DESCRIPTION OF THE TASK: Exactly reproduce the lines that run from the one containing "Emit a Python" through the one containing "ROWS = list(range(-1, 13))", ends included, with no pictures.
---------- DATA SHOWN
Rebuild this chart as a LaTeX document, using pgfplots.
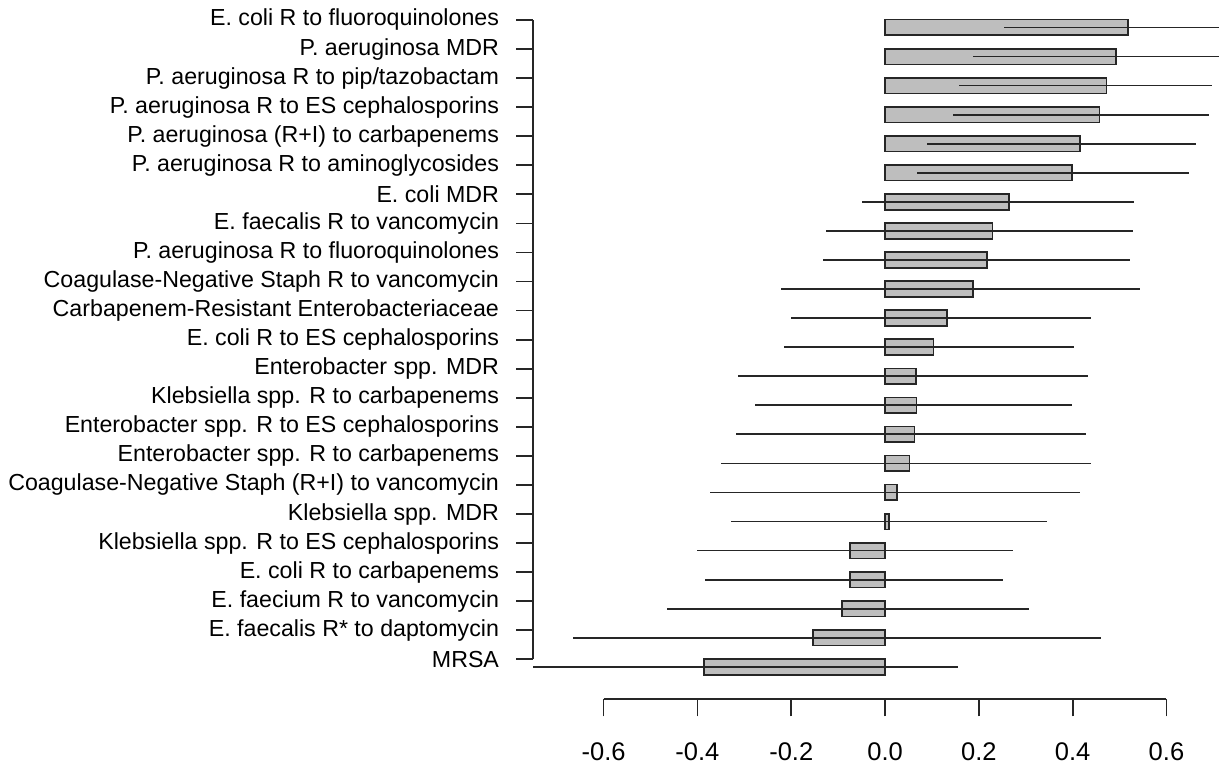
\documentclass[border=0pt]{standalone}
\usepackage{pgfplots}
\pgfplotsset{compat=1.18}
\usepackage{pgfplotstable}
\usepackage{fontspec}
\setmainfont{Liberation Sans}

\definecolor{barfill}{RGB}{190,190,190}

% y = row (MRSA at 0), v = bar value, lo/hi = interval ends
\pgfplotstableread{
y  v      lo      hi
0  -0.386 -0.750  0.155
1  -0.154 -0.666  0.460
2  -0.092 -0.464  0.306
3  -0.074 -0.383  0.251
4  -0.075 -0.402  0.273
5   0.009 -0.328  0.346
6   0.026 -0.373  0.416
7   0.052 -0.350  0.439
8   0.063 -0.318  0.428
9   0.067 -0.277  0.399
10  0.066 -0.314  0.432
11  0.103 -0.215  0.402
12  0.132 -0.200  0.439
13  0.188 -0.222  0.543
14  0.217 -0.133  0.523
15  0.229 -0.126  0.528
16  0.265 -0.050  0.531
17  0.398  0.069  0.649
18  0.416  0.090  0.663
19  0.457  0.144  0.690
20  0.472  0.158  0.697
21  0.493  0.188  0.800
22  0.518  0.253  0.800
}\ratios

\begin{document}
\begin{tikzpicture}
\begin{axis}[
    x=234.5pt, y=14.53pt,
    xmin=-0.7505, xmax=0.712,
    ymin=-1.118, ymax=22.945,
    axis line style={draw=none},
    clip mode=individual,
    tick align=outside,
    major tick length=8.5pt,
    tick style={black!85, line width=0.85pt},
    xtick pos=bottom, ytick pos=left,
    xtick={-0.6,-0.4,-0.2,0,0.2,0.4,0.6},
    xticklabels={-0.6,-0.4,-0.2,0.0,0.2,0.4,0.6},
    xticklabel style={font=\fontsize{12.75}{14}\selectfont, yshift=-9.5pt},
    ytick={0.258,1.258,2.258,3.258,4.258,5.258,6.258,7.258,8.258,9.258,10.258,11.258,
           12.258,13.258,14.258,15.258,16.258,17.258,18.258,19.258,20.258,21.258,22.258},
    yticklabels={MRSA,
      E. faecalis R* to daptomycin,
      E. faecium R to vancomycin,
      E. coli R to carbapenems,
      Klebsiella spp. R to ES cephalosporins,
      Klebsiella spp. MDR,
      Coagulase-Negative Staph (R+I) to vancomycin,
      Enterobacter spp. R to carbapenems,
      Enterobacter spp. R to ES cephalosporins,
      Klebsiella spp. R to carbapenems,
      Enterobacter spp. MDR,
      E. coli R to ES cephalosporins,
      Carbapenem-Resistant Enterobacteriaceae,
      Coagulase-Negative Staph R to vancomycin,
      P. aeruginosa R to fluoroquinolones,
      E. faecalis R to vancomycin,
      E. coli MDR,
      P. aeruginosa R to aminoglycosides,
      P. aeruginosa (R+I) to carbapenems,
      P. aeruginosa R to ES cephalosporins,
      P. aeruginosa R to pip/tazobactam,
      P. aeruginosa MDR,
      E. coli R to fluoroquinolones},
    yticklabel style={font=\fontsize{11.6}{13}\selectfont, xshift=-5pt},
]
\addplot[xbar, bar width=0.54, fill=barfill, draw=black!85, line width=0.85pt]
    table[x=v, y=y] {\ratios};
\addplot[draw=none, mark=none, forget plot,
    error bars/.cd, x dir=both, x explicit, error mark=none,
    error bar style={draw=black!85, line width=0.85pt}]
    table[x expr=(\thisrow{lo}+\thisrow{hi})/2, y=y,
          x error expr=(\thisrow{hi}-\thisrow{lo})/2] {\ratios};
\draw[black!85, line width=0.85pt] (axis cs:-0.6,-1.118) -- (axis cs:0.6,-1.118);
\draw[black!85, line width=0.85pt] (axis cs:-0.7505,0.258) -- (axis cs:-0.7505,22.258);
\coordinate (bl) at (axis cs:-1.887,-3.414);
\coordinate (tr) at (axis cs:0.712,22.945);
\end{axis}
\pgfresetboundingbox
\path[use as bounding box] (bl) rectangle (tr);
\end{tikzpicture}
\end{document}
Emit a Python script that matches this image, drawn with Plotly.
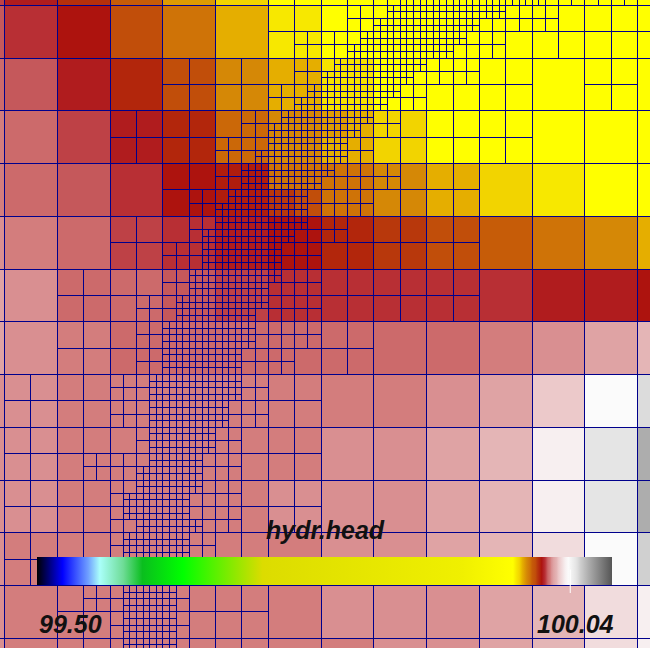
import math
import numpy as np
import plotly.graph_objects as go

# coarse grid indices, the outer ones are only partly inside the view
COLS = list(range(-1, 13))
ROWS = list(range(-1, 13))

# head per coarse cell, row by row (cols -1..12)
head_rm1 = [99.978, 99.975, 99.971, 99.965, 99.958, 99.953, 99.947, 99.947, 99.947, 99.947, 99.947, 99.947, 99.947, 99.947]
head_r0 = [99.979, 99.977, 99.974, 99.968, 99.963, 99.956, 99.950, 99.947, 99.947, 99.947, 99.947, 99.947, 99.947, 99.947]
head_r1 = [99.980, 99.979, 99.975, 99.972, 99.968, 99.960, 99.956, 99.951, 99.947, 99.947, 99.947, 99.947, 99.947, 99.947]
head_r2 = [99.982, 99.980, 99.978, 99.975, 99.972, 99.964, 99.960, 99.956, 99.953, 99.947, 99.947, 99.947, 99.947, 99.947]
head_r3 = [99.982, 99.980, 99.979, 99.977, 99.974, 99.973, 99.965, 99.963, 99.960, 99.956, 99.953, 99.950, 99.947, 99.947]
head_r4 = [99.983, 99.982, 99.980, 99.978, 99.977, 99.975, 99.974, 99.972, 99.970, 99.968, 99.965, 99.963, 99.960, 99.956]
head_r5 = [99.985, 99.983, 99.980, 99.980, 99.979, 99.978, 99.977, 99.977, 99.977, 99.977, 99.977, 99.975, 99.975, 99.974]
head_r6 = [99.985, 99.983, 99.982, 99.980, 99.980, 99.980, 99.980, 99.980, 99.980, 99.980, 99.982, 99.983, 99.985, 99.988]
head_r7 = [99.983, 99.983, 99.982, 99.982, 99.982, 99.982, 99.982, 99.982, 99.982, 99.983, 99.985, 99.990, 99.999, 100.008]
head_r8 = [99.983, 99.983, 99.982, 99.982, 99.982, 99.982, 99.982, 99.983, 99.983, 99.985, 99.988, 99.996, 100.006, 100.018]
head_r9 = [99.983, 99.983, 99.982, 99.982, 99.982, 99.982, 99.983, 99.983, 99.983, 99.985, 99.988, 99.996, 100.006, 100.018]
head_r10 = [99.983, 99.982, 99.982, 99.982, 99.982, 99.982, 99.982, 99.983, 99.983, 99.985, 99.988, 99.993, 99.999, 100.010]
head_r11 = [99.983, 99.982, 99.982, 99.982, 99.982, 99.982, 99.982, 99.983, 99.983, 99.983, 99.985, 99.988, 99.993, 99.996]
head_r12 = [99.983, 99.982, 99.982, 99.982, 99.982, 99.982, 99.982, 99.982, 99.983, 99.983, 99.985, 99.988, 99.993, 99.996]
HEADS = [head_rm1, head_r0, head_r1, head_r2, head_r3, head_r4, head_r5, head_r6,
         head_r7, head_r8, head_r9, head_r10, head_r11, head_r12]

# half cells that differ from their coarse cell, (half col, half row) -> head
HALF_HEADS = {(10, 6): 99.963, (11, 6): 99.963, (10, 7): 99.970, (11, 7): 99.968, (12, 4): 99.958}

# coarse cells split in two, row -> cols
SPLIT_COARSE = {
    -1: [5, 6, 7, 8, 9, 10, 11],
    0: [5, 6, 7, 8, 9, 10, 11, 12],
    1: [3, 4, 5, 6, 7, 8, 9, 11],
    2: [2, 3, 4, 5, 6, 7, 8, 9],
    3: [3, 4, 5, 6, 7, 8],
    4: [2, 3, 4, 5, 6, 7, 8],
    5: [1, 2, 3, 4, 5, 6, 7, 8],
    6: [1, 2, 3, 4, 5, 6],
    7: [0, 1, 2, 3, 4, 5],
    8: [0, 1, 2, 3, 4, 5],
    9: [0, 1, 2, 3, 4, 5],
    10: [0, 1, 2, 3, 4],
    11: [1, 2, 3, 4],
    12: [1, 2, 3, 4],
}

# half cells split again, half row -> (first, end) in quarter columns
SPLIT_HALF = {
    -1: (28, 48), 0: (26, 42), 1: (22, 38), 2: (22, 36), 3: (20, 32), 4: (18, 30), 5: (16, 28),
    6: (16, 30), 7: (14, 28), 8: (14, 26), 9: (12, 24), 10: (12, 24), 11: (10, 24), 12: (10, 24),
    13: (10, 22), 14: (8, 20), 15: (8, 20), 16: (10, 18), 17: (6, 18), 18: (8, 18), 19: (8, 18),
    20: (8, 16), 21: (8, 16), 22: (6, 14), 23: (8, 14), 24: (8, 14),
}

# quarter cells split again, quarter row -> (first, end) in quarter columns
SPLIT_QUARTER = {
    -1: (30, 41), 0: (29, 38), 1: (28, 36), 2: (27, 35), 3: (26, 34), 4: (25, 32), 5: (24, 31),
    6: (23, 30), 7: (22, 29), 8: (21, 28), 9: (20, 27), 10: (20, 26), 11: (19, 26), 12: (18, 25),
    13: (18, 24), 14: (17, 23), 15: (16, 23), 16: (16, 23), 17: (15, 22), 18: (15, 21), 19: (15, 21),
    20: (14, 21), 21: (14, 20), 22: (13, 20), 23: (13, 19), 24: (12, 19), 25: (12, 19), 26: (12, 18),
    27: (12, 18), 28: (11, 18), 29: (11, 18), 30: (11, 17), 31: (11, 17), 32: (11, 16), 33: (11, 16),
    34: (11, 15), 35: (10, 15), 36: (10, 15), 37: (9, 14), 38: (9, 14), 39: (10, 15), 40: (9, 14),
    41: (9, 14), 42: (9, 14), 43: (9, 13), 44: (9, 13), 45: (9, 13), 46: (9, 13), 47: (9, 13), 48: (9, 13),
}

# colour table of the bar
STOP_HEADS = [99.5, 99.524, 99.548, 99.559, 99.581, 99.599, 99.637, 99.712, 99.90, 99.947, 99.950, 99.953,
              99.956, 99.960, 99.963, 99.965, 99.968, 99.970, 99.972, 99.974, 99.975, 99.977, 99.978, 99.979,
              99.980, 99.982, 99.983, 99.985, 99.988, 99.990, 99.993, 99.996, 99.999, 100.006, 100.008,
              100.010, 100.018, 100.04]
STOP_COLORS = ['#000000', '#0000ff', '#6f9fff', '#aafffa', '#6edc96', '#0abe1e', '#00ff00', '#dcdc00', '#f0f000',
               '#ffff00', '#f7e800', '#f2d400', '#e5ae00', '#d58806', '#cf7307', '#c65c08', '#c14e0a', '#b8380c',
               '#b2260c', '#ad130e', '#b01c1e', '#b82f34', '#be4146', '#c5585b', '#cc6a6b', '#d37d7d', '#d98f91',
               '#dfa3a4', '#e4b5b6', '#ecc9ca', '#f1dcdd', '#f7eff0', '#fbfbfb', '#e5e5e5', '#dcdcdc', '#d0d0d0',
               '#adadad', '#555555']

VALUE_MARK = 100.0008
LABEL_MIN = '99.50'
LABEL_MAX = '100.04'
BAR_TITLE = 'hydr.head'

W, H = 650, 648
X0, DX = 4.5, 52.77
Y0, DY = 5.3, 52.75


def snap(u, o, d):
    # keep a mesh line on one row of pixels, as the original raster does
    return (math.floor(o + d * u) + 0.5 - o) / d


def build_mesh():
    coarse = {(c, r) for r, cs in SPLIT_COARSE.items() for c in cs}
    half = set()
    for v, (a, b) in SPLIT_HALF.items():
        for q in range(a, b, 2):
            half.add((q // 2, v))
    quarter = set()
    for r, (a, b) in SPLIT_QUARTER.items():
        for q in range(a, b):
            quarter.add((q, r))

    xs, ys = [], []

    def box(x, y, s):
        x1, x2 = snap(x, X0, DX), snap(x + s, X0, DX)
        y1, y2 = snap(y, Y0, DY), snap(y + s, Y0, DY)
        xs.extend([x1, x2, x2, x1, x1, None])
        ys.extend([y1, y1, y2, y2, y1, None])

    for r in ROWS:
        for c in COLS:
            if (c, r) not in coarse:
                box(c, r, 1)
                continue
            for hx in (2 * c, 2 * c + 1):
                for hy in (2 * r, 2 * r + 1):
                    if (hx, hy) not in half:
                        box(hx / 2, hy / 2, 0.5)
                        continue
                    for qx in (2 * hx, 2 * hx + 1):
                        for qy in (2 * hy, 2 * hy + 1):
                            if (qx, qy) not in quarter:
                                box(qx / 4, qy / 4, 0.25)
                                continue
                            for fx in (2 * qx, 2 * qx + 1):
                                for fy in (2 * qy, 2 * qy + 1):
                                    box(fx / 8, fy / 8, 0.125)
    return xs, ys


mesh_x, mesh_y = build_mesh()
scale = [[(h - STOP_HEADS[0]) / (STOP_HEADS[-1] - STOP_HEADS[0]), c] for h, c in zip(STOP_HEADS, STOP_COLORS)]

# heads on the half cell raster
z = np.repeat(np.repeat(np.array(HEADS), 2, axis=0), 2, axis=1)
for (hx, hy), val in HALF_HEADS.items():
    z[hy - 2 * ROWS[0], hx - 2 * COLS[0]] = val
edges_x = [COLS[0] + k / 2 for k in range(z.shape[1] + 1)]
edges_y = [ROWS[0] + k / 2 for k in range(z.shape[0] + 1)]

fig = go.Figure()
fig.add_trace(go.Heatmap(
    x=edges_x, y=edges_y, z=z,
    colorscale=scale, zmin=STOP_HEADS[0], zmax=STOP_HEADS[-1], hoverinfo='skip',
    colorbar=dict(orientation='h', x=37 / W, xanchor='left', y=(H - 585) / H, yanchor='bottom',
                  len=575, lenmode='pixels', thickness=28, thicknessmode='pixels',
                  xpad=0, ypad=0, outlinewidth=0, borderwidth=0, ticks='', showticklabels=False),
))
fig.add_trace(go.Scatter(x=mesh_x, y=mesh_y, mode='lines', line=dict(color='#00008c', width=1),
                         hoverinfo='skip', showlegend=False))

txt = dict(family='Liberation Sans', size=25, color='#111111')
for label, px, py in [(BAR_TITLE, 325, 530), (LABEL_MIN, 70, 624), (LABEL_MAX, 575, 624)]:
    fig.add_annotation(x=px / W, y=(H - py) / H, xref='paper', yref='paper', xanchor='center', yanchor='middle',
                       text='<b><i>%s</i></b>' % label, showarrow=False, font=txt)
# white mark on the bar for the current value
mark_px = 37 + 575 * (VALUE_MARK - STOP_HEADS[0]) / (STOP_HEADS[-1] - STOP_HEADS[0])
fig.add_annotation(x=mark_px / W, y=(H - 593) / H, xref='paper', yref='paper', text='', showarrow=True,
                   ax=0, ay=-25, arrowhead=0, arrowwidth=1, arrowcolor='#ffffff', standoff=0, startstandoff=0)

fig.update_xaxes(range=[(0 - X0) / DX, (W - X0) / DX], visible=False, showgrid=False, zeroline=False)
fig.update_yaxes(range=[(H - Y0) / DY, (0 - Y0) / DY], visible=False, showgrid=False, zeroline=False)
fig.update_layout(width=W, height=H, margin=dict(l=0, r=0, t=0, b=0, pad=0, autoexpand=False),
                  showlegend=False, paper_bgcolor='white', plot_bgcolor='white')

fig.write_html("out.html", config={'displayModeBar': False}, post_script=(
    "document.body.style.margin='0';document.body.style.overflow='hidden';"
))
--------------------
OUTPUT FOR THIS EXERCISE:
Emit a Python script that matches this image, drawn with Plotly.
import math
import numpy as np
import plotly.graph_objects as go

# coarse grid indices, the outer ones are only partly inside the view
COLS = list(range(-1, 13))
ROWS = list(range(-1, 13))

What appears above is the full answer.